(Code that draws figures)
★ ★ ★ ★ ★ ★ ★

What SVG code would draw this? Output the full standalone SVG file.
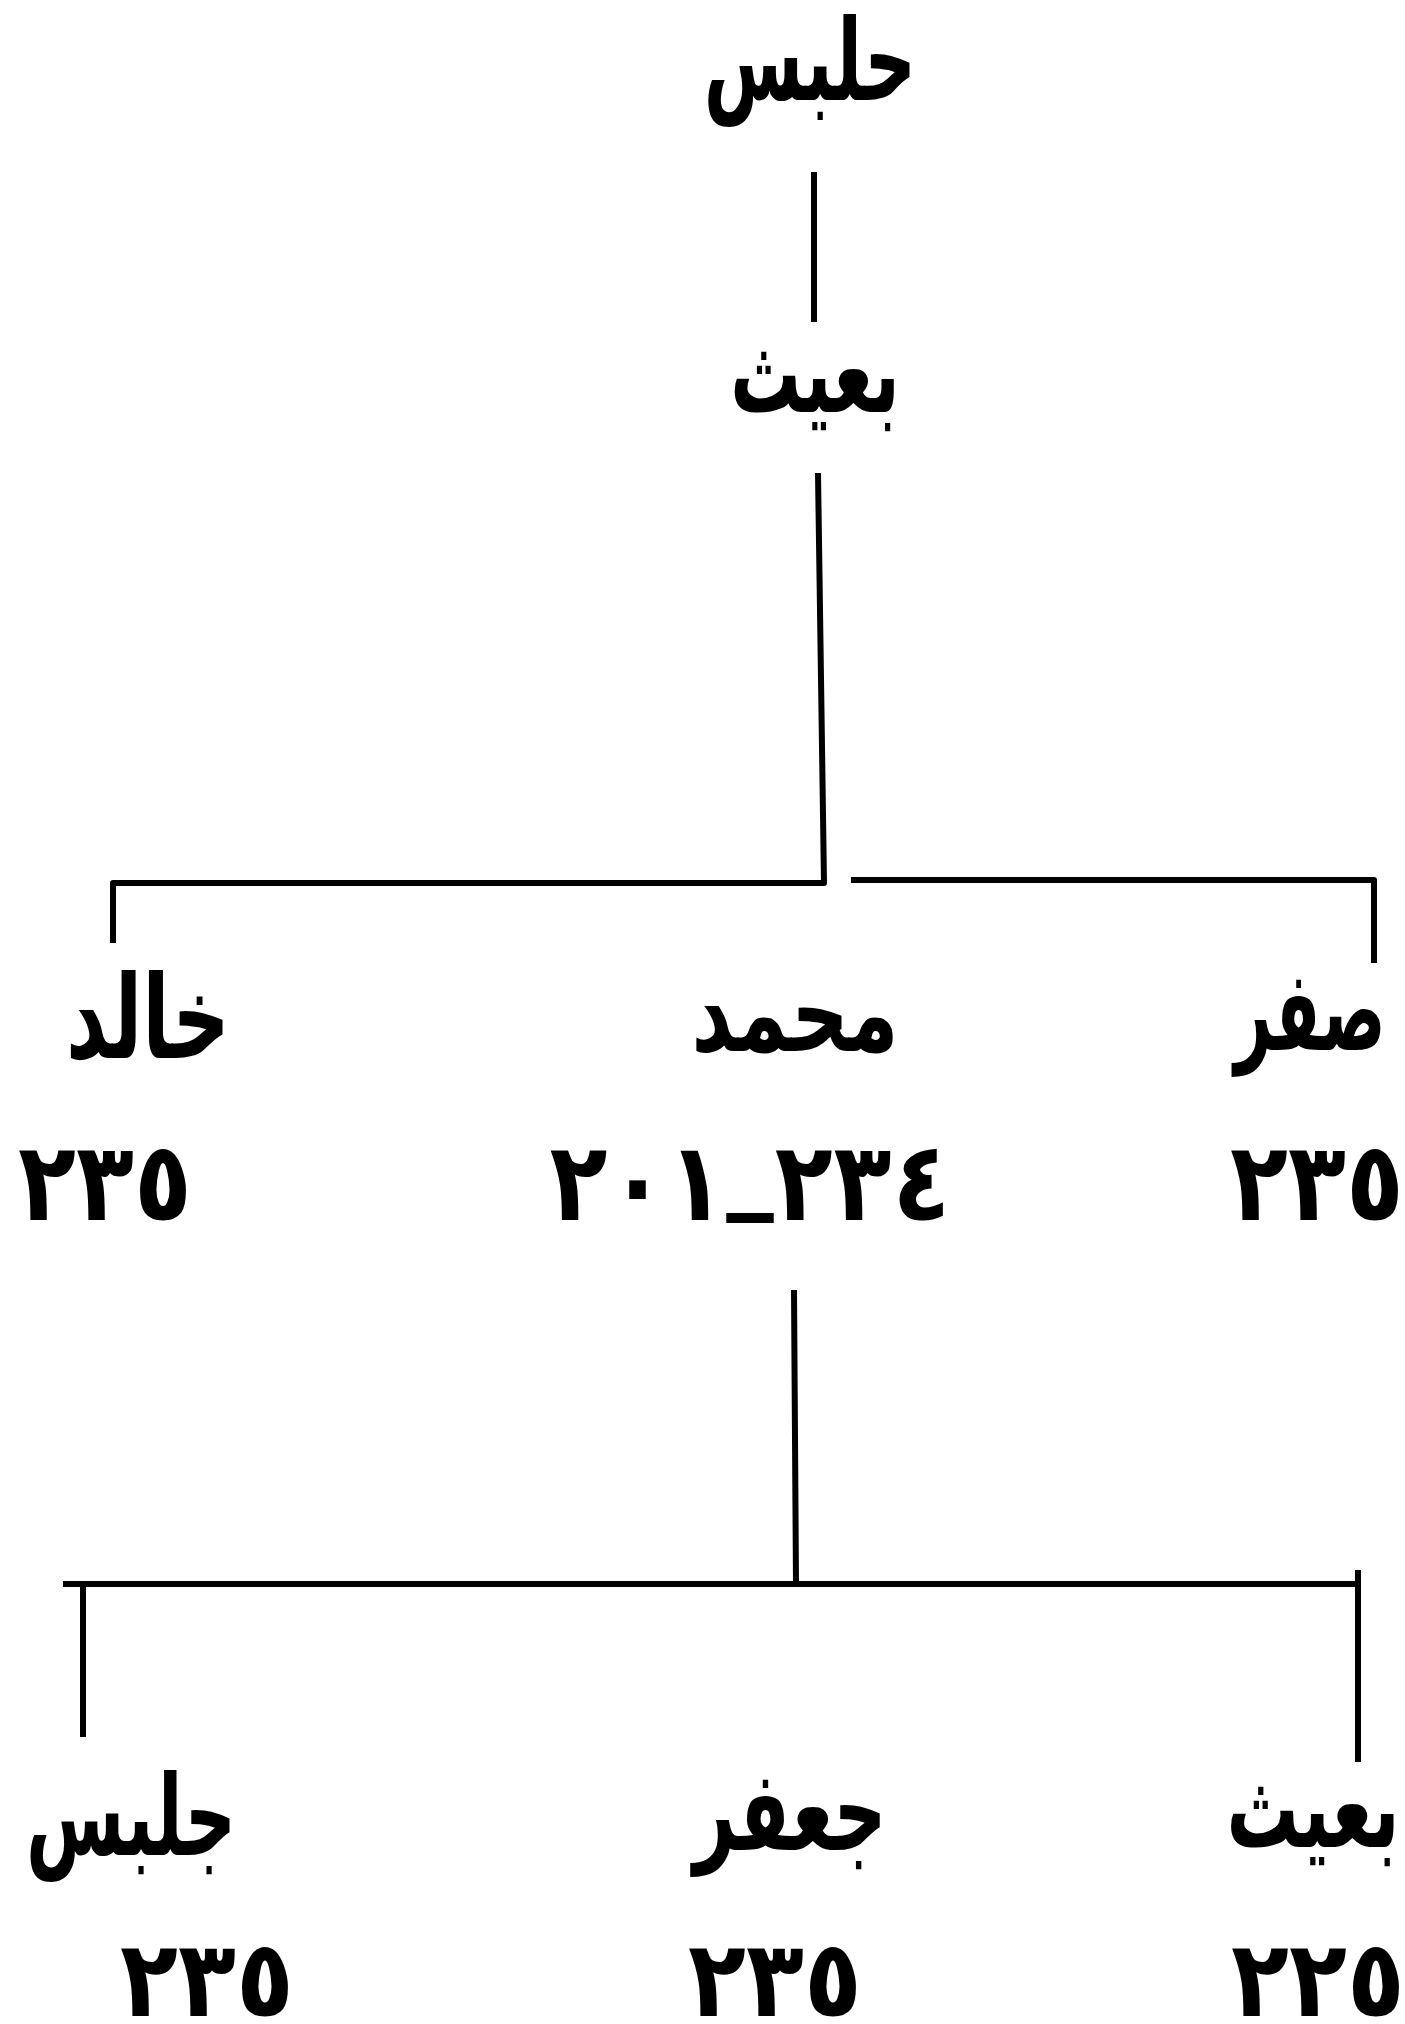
<svg xmlns="http://www.w3.org/2000/svg" width="1405" height="2024" viewBox="0 0 1405 2024">
<style>
.name{font-family:"DejaVu Sans",sans-serif;font-size:80px;font-weight:bold;fill:#000;text-anchor:middle}
.num{font-family:"DejaVu Sans",sans-serif;font-size:95px;font-weight:bold;fill:#000;text-anchor:middle}
.ln{stroke:#000;stroke-width:6;fill:none;stroke-linejoin:round}
</style>
<rect width="1405" height="2024" fill="#fff"/>
<g id="connectors">
<line class="ln" x1="814" y1="172" x2="814" y2="322"/>
<polyline class="ln" points="818,473 824,883 113,883 113,943"/>
<polyline class="ln" points="851,880 1374,880 1374,963"/>
<polyline class="ln" points="794,1290 796,1584 63,1584"/>
<line class="ln" x1="83" y1="1584" x2="83" y2="1737"/>
<polyline class="ln" points="796,1584 1358,1584 1358,1762"/>
<line class="ln" x1="1358" y1="1570" x2="1358" y2="1590"/>
</g>
<g id="n-halbas"><text class="name" transform="translate(810,100) scale(0.9,1.42)">حلبس</text></g>
<g id="n-buayth1"><text class="name" transform="translate(815,412) scale(0.88,1.4)">بعيث</text></g>
<g id="n-khalid"><text class="name" transform="translate(148,1058) scale(1,1.45)">خالد</text><text class="num" transform="translate(105,1220) scale(1,1.15)">٢٣٥</text></g>
<g id="n-muhammad"><text class="name" transform="translate(795,1051) scale(1,1.35)">محمد</text><text class="num" transform="translate(750,1220) scale(1,1.15)" direction="ltr" unicode-bidi="bidi-override" textLength="401" lengthAdjust="spacing">٢٠١<tspan dy="-20">_</tspan><tspan dy="20">٢٣٤</tspan></text></g>
<g id="n-saqr"><text class="name" transform="translate(1310,1050) scale(0.82,1.4)">صفر</text><text class="num" transform="translate(1317,1220) scale(1,1.15)">٢٣٥</text></g>
<g id="n-julbas"><text class="name" transform="translate(131,1855) scale(0.89,1.4)">جلبس</text><text class="num" transform="translate(207,2016) scale(1,1.12)">٢٣٥</text></g>
<g id="n-jafar"><text class="name" transform="translate(790,1850) scale(0.92,1.4)">جعفر</text><text class="num" transform="translate(775,2016) scale(1,1.12)">٢٣٥</text></g>
<g id="n-buayth2"><text class="name" transform="translate(1313,1847) scale(0.9,1.4)">بعيث</text><text class="num" transform="translate(1318,2016) scale(1,1.12)">٢٢٥</text></g>
</svg>
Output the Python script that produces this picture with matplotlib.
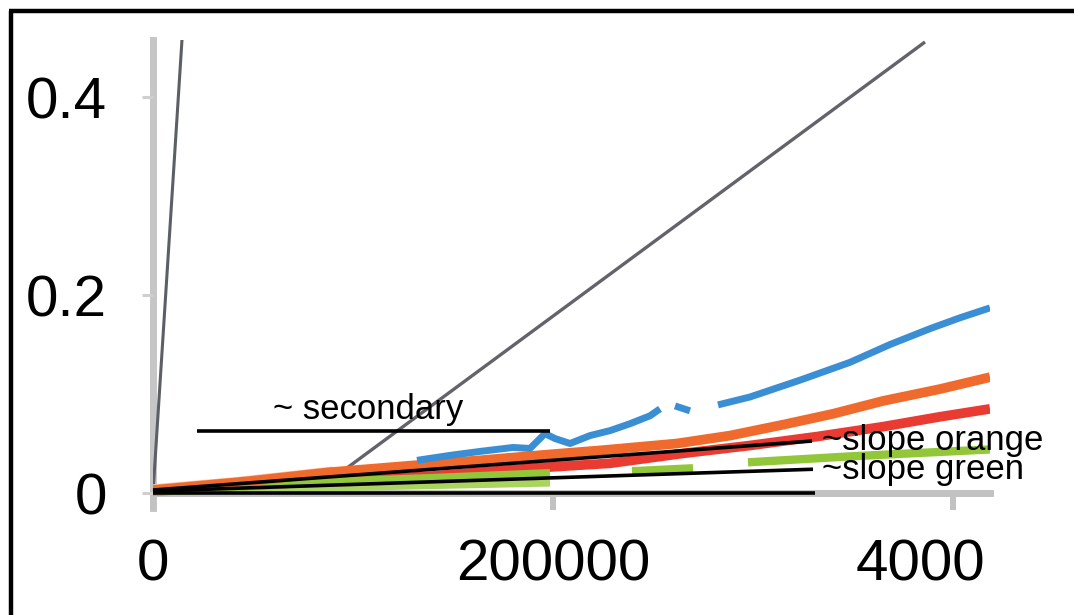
import matplotlib
matplotlib.use('Agg')
import matplotlib.pyplot as plt
from matplotlib.lines import Line2D
from matplotlib.transforms import Bbox, TransformedBbox
import numpy as np

plt.rcParams['font.family'] = ['Liberation Sans', 'DejaVu Sans']

# reference lines (grey)
steep_x = [0, 14500]
steep_y = [0, 0.458]
diag_x = [97000, 386000]
diag_y = [0.0253, 0.4556]

# measured series (NaN = gap)
blue_x = [132000, 148500, 163500, 180000, 188500, 196000, 201000, 208500, 218500, 228500,
          238500, 248500, 253500, np.nan, 261000, 268500, np.nan, 282500, 298500, 323500,
          348500, 368500, 388500, 403500, 418500]
blue_y = [0.033, 0.038, 0.042, 0.046, 0.045, 0.060, 0.055, 0.050, 0.058, 0.063,
          0.070, 0.078, 0.085, np.nan, 0.088, 0.083, np.nan, 0.089, 0.097, 0.114,
          0.132, 0.150, 0.166, 0.177, 0.187]

orange_x = [0, 48500, 88500, 131000, 163500, 198500, 223500, 262000, 288500, 315000,
            340000, 365000, 393500, 418500]
orange_y = [0.003, 0.012, 0.021, 0.028, 0.033, 0.039, 0.043, 0.050, 0.058, 0.069,
            0.080, 0.093, 0.105, 0.117]

red_x = [0, 48500, 98500, 138500, 188500, 228500, 265000, 298500, 332000, 365000,
         393500, 418500]
red_y = [0.002, 0.008, 0.013, 0.017, 0.025, 0.030, 0.040, 0.048, 0.057, 0.067,
         0.077, 0.085]

green_x = [0, 83500, 138500, 198500, np.nan, 239500, 270000, np.nan, 297500, 348500, 418500]
green_y = [0.001, 0.011, 0.015, 0.020, np.nan, 0.022, 0.025, np.nan, 0.031, 0.037, 0.044]

pale_green_x = [0, 83500, 198500]
pale_green_y = [0.001, 0.005, 0.010]

pale_x = [0, 40000, 90000]
pale_y = [0.006, 0.013, 0.024]

# annotation guides
secondary_x = [22000, 198500]
secondary_y = [0.0626, 0.0626]
slope_orange_x = [0, 329500]
slope_orange_y = [0.003, 0.0525]
slope_green_x = [0, 330000]
slope_green_y = [0.002, 0.024]
base_x = [0, 331000]
base_y = [0, 0]

xticks = [0, 200000, 400000]
xlabels = ['0', '200000', '400000']
yticks = [0, 0.2, 0.4]
ylabels = ['0', '0.2', '0.4']

W, H = 1074, 615
fig = plt.figure(figsize=(W / 100, H / 100), dpi=100)
ax = fig.add_axes([153 / W, (H - 508) / H, (990 - 153) / W, (508 - 40) / H])

ax.plot(steep_x, steep_y, color='#5c5f66', lw=2.2, solid_capstyle='butt')
ax.plot(diag_x, diag_y, color='#636469', lw=2.4, solid_capstyle='butt')
ax.plot(pale_x, pale_y, color='#f7c9a8', lw=4, solid_capstyle='butt')
ax.plot(pale_green_x, pale_green_y, color='#a9d45e', lw=5, solid_capstyle='butt')
ax.plot(red_x, red_y, color='#ea3b32', lw=7, solid_capstyle='butt')
ax.plot(green_x, green_y, color='#93c73a', lw=6, solid_capstyle='butt')
ax.plot(orange_x, orange_y, color='#ef6a2c', lw=7, solid_capstyle='butt')
ax.plot(blue_x, blue_y, color='#3a8fd4', lw=5, solid_capstyle='butt')

for xs, ys in [(secondary_x, secondary_y), (slope_orange_x, slope_orange_y),
               (slope_green_x, slope_green_y), (base_x, base_y)]:
    ax.plot(xs, ys, color='black', lw=2.6, solid_capstyle='butt', clip_on=False)

ax.text(60000, 0.0845, '~ secondary', fontsize=25, va='center', ha='left')
ax.text(334500, 0.0535, '~slope orange', fontsize=25, va='center', ha='left')
ax.text(334500, 0.0235, '~slope green', fontsize=25, va='center', ha='left')

ax.set_xlim(0, 418500)
ax.set_ylim(-0.01515, 0.4576)

for s in ['top', 'right']:
    ax.spines[s].set_visible(False)
ax.spines['left'].set_color('#c6c6c6')
ax.spines['left'].set_linewidth(5)
ax.spines['bottom'].set_color('#c2c2c2')
ax.spines['bottom'].set_linewidth(5)
ax.spines['bottom'].set_position(('data', 0))
ax.spines['left'].set_zorder(0.5)
ax.spines['bottom'].set_zorder(0.5)

ax.set_xticks(xticks)
ax.set_xticklabels(xlabels)
ax.set_yticks(yticks)
ax.set_yticklabels(ylabels)
ax.tick_params(axis='x', direction='out', length=12, width=4.3, color='#c2c2c2',
               labelsize=42, pad=21)
ax.tick_params(axis='y', direction='out', length=8, width=2.2, color='#cfcfcf',
               labelsize=42, pad=25)

# the last x label is cut off at the right in the original
clip = TransformedBbox(Bbox([[0, 0], [986 / W, 1]]), fig.transFigure)
lab = ax.get_xticklabels()[2]
lab.set_clip_box(clip)
lab.set_clip_on(True)

# frame on top and left
fig.add_artist(Line2D([10.5 / W, 10.5 / W], [0, 1 - 10.5 / H], transform=fig.transFigure,
                      color='black', lw=3.2, solid_capstyle='butt'))
fig.add_artist(Line2D([9 / W, 1], [1 - 10.5 / H, 1 - 10.5 / H], transform=fig.transFigure,
                      color='black', lw=3.2, solid_capstyle='butt'))

fig.savefig('out.png', dpi=100)
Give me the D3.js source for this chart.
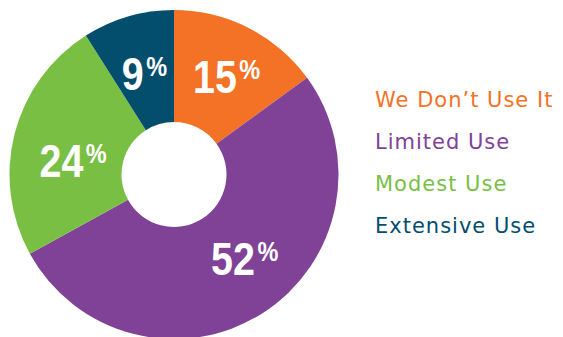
<!DOCTYPE html>
<html>
<head>
<meta charset="utf-8">
<script src="https://cdn.jsdelivr.net/npm/d3@7"></script>
<style>
  html, body { margin: 0; padding: 0; background: #ffffff; }
  svg { display: block; }
</style>
</head>
<body>
<svg id="chart" width="563" height="337"></svg>
<script>
// Survey responses: how much each group uses the tool
const categories = ["We Don\u2019t Use It", "Limited Use", "Modest Use", "Extensive Use"];
const shares = [15, 52, 24, 9];
const colors = ["#F37225", "#7F4297", "#79BF44", "#034D6D"];

const svg = d3.select("#chart");
const cx = 174, cy = 174.5;
const outerR = 164.5, innerR = 52.5;

const data = categories.map((c, i) => ({ name: c, value: shares[i], color: colors[i] }));

const pie = d3.pie().value(d => d.value).sort(null);
const arcs = pie(data);
const arc = d3.arc().innerRadius(innerR).outerRadius(outerR);

const g = svg.append("g").attr("transform", `translate(${cx},${cy})`);

g.selectAll("path.slice")
  .data(arcs)
  .join("path")
  .attr("class", "slice")
  .attr("d", arc)
  .attr("fill", d => d.data.color);

// Percentage labels sit near each slice's centroid, nudged in angle/radius for balance
const labelRadius = 108;
const labelNudge = { "We Don\u2019t Use It": [1, 4], "Limited Use": [-8, 1], "Modest Use": [-6, -6], "Extensive Use": [0, -2] };
const labels = g.selectAll("text.pct")
  .data(arcs)
  .join("text")
  .attr("class", "pct")
  .attr("text-anchor", "middle")
  .attr("fill", "#ffffff")
  .attr("font-family", "'Liberation Sans', Arial, sans-serif")
  .attr("font-weight", "bold")
  .attr("transform", d => {
    const [da, dr] = labelNudge[d.data.name];
    const a = (d.startAngle + d.endAngle) / 2 + da * Math.PI / 180;
    const r = labelRadius + dr;
    return `translate(${r * Math.sin(a)},${-r * Math.cos(a) + 17}) scale(0.84,1)`;
  });

labels.append("tspan")
  .attr("font-size", 47)
  .text(d => d.data.value);
labels.append("tspan")
  .attr("font-size", 28)
  .attr("dx", 3)
  .attr("dy", -14)
  .text("%");

// Legend: coloured category names
const legend = svg.append("g").attr("transform", "translate(375,107)");
legend.selectAll("text")
  .data(data)
  .join("text")
  .attr("x", 0)
  .attr("y", (d, i) => i * 42)
  .attr("fill", d => d.color)
  .attr("font-family", "'DejaVu Sans', sans-serif")
  .attr("font-size", 21)
  .attr("letter-spacing", 1)
  .text(d => d.name);
</script>
</body>
</html>
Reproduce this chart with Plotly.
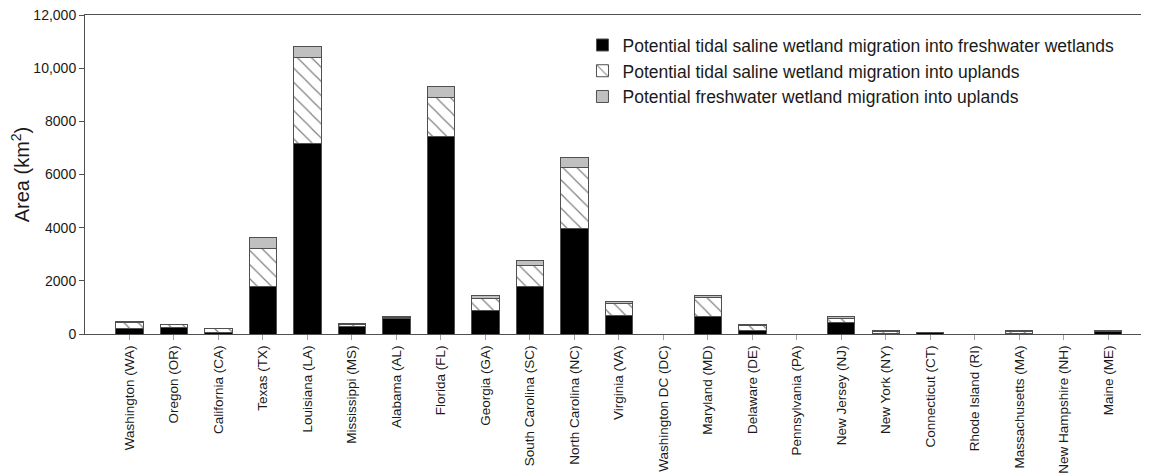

★ ★ ★ ★ ★ ★ ★

-- WHAT TO DO --
Copy only what runs above from the line containing "Output the Python" through the line containing "import numpy as np", exactly. Leave out the pictures.

-- ANSWER BELOW --
Output the Python script that produces this picture with matplotlib.
import matplotlib
matplotlib.use('Agg')
import matplotlib.pyplot as plt
from matplotlib.lines import Line2D
from matplotlib.transforms import Bbox, TransformedBbox
import numpy as np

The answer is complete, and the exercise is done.